J. . Tegen de achtergrond van de vaststaande feiten kan de omstandigheid dat de Inspecteur dit niet gedaan heeft, niet anders verklaard worden dan als gevolg van de omstandigheid dat in de administratie van de Inspecteur de belanghebbende ten tijde van het verstrijken van de aanslagtermijn een code droeg die erop duidde dat zij niet uit eigen hoofde belastingschuldig was.
K. . Deze omstandigheid nu was klaarblijkelijk niet aan het opzet van de belanghebbende toe te schrijven, aangezien er, voorafgaande aan dat tijdstip, mede van de zijde van de belanghebbende, een overvloed van gegevens beschikbaar was gekomen, die tot een andere codering had moeten leiden. Men zou kunnen zeggen dat de belanghebbende daartoe bijna al het mogelijke gedaan had.
L. . Ik meen daarom dat 's Hofs overwegingen, in haar geheel beschouwd, uitwijzen dat het Hof, uitgaande van een juiste rechtsopvatting, heeft kunnen beslissen dat de belanghebbende niet "ter zake van dit feit te kwader trouw" was.
M. . Intussen volgt uit de wetsgeschiedenis dat in het hiervóór onder 7.2 omschreven geval 2 de navorderingsaanslag mede getoetst moet worden aan algemene beginselen van behoorlijk bestuur (zie met name de in de bijlage onder 2.5 geciteerde Memorie van toelichting, blz. 19, 3e al., en blz. 20, 6e al., en de daar onder 2.6 geciteerde Memorie van antwoord, blz. 19, 3e en 5e (en laatste) al., en blz. 20, 1e al.), zodat indien dat geval zich wel voordoet, de opgelegde navorderingsaanslag nog onderzocht behoort te worden op zijn verenigbaarheid met die beginselen.
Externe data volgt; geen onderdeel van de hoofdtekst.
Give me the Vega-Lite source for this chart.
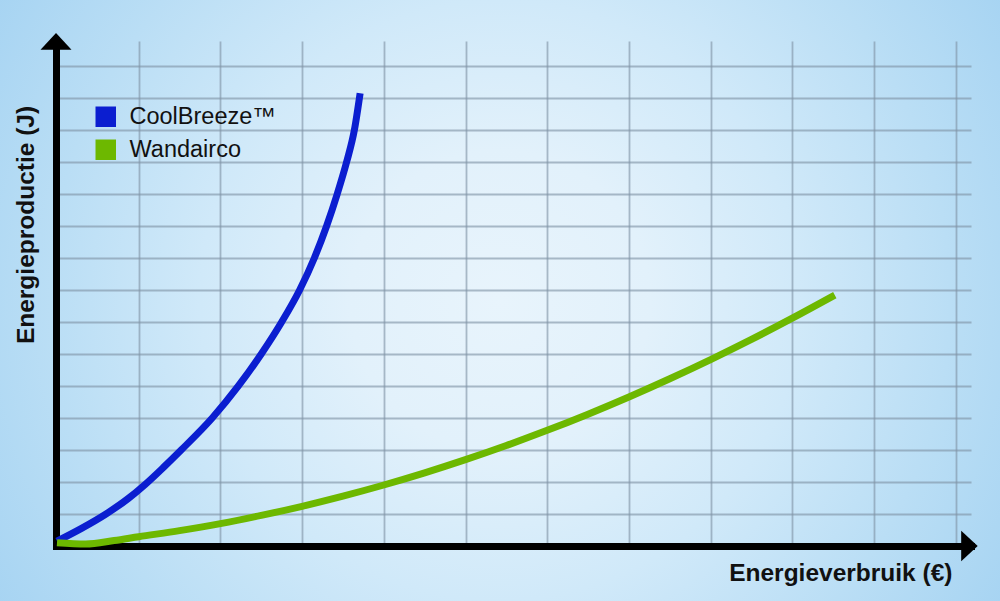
{
  "$schema": "https://vega.github.io/schema/vega-lite/v6.json",
  "width": 1000,
  "height": 601,
  "autosize": {"type": "none"},
  "padding": 0,
  "background": "#c4e3f7",
  "view": {
    "stroke": null,
    "fill": {
      "gradient": "radial",
      "x1": 0.5, "y1": 0.5, "r1": 0,
      "x2": 0.5, "y2": 0.5, "r2": 0.6,
      "stops": [
        {"offset": 0, "color": "#e8f4fc"},
        {"offset": 0.25, "color": "#e2f1fb"},
        {"offset": 0.5, "color": "#d0e9f9"},
        {"offset": 0.75, "color": "#badef5"},
        {"offset": 1, "color": "#a5d3f2"}
      ]
    }
  },
  "config": {
    "axis": {
      "grid": true,
      "gridColor": "#7f93a5",
      "gridOpacity": 0.62,
      "gridWidth": 1.8,
      "domainColor": "#000000",
      "domainWidth": 7,
      "domainCap": "square",
      "ticks": false,
      "labels": false,
      "titleFont": "Liberation Sans",
      "titleFontSize": 24.5,
      "titleFontWeight": "bold",
      "titleColor": "#111111"
    }
  },
  "layer": [
    {
      "data": {
        "values": [
          {"merk": "CoolBreeze™", "verbruik": 0, "productie": 0.15},
          {"merk": "CoolBreeze™", "verbruik": 0.3, "productie": 0.55},
          {"merk": "CoolBreeze™", "verbruik": 0.6, "productie": 1.0},
          {"merk": "CoolBreeze™", "verbruik": 0.87, "productie": 1.48},
          {"merk": "CoolBreeze™", "verbruik": 1.077, "productie": 1.92},
          {"merk": "CoolBreeze™", "verbruik": 1.3, "productie": 2.45},
          {"merk": "CoolBreeze™", "verbruik": 1.52, "productie": 3.0},
          {"merk": "CoolBreeze™", "verbruik": 1.9, "productie": 4.0},
          {"merk": "CoolBreeze™", "verbruik": 2.22, "productie": 5.0},
          {"merk": "CoolBreeze™", "verbruik": 2.5, "productie": 6.0},
          {"merk": "CoolBreeze™", "verbruik": 2.75, "productie": 7.0},
          {"merk": "CoolBreeze™", "verbruik": 2.97, "productie": 8.0},
          {"merk": "CoolBreeze™", "verbruik": 3.15, "productie": 9.0},
          {"merk": "CoolBreeze™", "verbruik": 3.3, "productie": 10.0},
          {"merk": "CoolBreeze™", "verbruik": 3.43, "productie": 11.0},
          {"merk": "CoolBreeze™", "verbruik": 3.545, "productie": 12.0},
          {"merk": "CoolBreeze™", "verbruik": 3.64, "productie": 13.0},
          {"merk": "CoolBreeze™", "verbruik": 3.71, "productie": 14.15},
          {"merk": "Wandairco", "verbruik": 0, "productie": 0.1},
          {"merk": "Wandairco", "verbruik": 0.35, "productie": 0.06},
          {"merk": "Wandairco", "verbruik": 0.7, "productie": 0.17},
          {"merk": "Wandairco", "verbruik": 1.0, "productie": 0.29},
          {"merk": "Wandairco", "verbruik": 1.5, "productie": 0.48},
          {"merk": "Wandairco", "verbruik": 2.0, "productie": 0.7},
          {"merk": "Wandairco", "verbruik": 2.5, "productie": 0.956},
          {"merk": "Wandairco", "verbruik": 3.0, "productie": 1.241},
          {"merk": "Wandairco", "verbruik": 3.5, "productie": 1.558},
          {"merk": "Wandairco", "verbruik": 4.0, "productie": 1.906},
          {"merk": "Wandairco", "verbruik": 4.5, "productie": 2.286},
          {"merk": "Wandairco", "verbruik": 5.0, "productie": 2.698},
          {"merk": "Wandairco", "verbruik": 5.5, "productie": 3.14},
          {"merk": "Wandairco", "verbruik": 6.0, "productie": 3.614},
          {"merk": "Wandairco", "verbruik": 6.5, "productie": 4.12},
          {"merk": "Wandairco", "verbruik": 7.0, "productie": 4.657},
          {"merk": "Wandairco", "verbruik": 7.5, "productie": 5.226},
          {"merk": "Wandairco", "verbruik": 8.0, "productie": 5.826},
          {"merk": "Wandairco", "verbruik": 8.5, "productie": 6.457},
          {"merk": "Wandairco", "verbruik": 9.0, "productie": 7.12},
          {"merk": "Wandairco", "verbruik": 9.52, "productie": 7.84}
        ]
      },
      "mark": {"type": "line", "interpolate": "monotone", "strokeWidth": 7},
      "encoding": {
        "x": {
          "field": "verbruik",
          "type": "quantitative",
          "scale": {"domain": [0, 11.187], "range": [57, 971], "nice": false, "zero": false},
          "axis": {
            "orient": "top",
            "offset": -546,
            "values": [1, 2, 3, 4, 5, 6, 7, 8, 9, 10, 11],
            "title": "Energieverbruik (€)",
            "titleX": 952,
            "titleY": 34,
            "titleAlign": "right",
            "titleBaseline": "alphabetic",
            "titleAngle": 0
          }
        },
        "y": {
          "field": "productie",
          "type": "quantitative",
          "scale": {"domain": [0, 15.78], "range": [546, 41], "nice": false, "zero": false},
          "axis": {
            "orient": "left",
            "offset": -56,
            "values": [1, 2, 3, 4, 5, 6, 7, 8, 9, 10, 11, 12, 13, 14, 15],
            "title": "Energieproductie (J)",
            "titleX": -23,
            "titleY": 224.5,
            "titleAngle": 270,
            "titleAlign": "center",
            "titleBaseline": "alphabetic"
          }
        },
        "color": {
          "field": "merk",
          "type": "nominal",
          "scale": {"domain": ["CoolBreeze™", "Wandairco"], "range": ["#0b1ed0", "#6db800"]},
          "legend": {
            "orient": "none",
            "legendX": 94,
            "legendY": 105,
            "title": null,
            "padding": 0,
            "symbolType": "square",
            "symbolSize": 420,
            "symbolStrokeWidth": 0,
            "labelFont": "Liberation Sans",
            "labelFontSize": 23.5,
            "labelColor": "#111111",
            "labelOffset": 12,
            "rowPadding": 8,
            "encode": {
              "symbols": {
                "update": {
                  "fill": {"scale": "color", "field": "value"},
                  "fillOpacity": {"value": 1},
                  "strokeWidth": {"value": 0}
                }
              }
            }
          }
        }
      }
    },
    {
      "data": {"values": [{}]},
      "mark": {"type": "point", "shape": "M -0.54 -1 L 0.54 0 L -0.54 1 Z", "filled": true, "fill": "#000000", "opacity": 1, "size": 930, "strokeWidth": 0},
      "encoding": {
        "x": {"datum": 11.168, "type": "quantitative"},
        "y": {"datum": 0, "type": "quantitative"}
      }
    },
    {
      "data": {"values": [{}]},
      "mark": {"type": "point", "shape": "M -1 0.54 L 0 -0.54 L 1 0.54 Z", "filled": true, "fill": "#000000", "opacity": 1, "size": 961, "strokeWidth": 0},
      "encoding": {
        "x": {"datum": -0.012, "type": "quantitative"},
        "y": {"datum": 15.766, "type": "quantitative"}
      }
    }
  ]
}
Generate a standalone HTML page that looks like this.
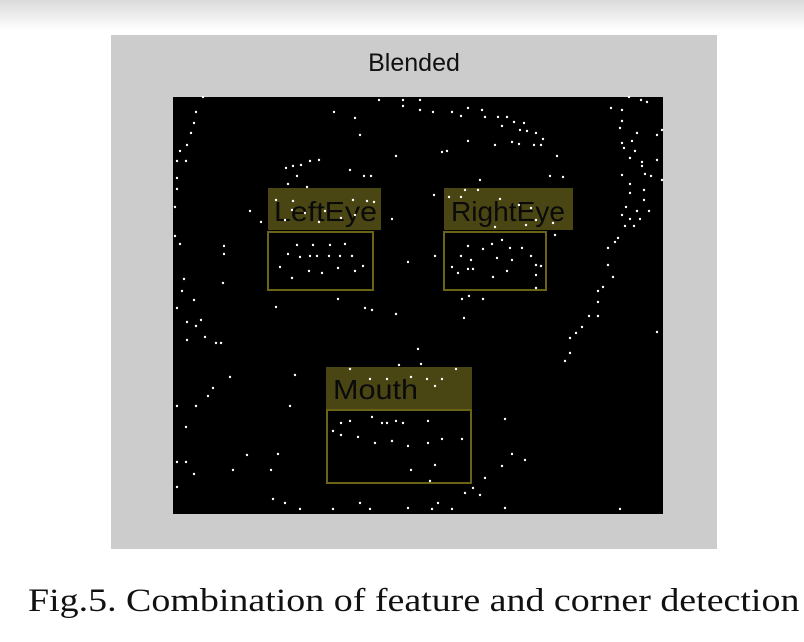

N. . Daaraan doet niet af dat de Memorie van toelichting en de Memorie van antwoord nog geen rekening konden houden met de overneming van het amendement; het amendement veranderde slechts het criterium voor geval 2, niet zijn toetsbaarheid aan algemene beginselen van behoorlijk bestuur.
O. . Derhalve zal, voor geval het middel, op zichzelf beschouwd, op zou gaan, nog onderzocht moeten worden of in de stellingname van de belanghebbende een beroep op algemene beginselen van behoorlijk bestuur kan worden gelezen en, zo ja, of dit beroep opgaat.
P. . Uit het hiervóór onder 7.1-12 betoogde volgt evenwel dat naar mijn oordeel het middel faalt.
VIII. . Conclusie.
Het middel ongegrond bevindende, concludeer ik tot verwerping van het beroep.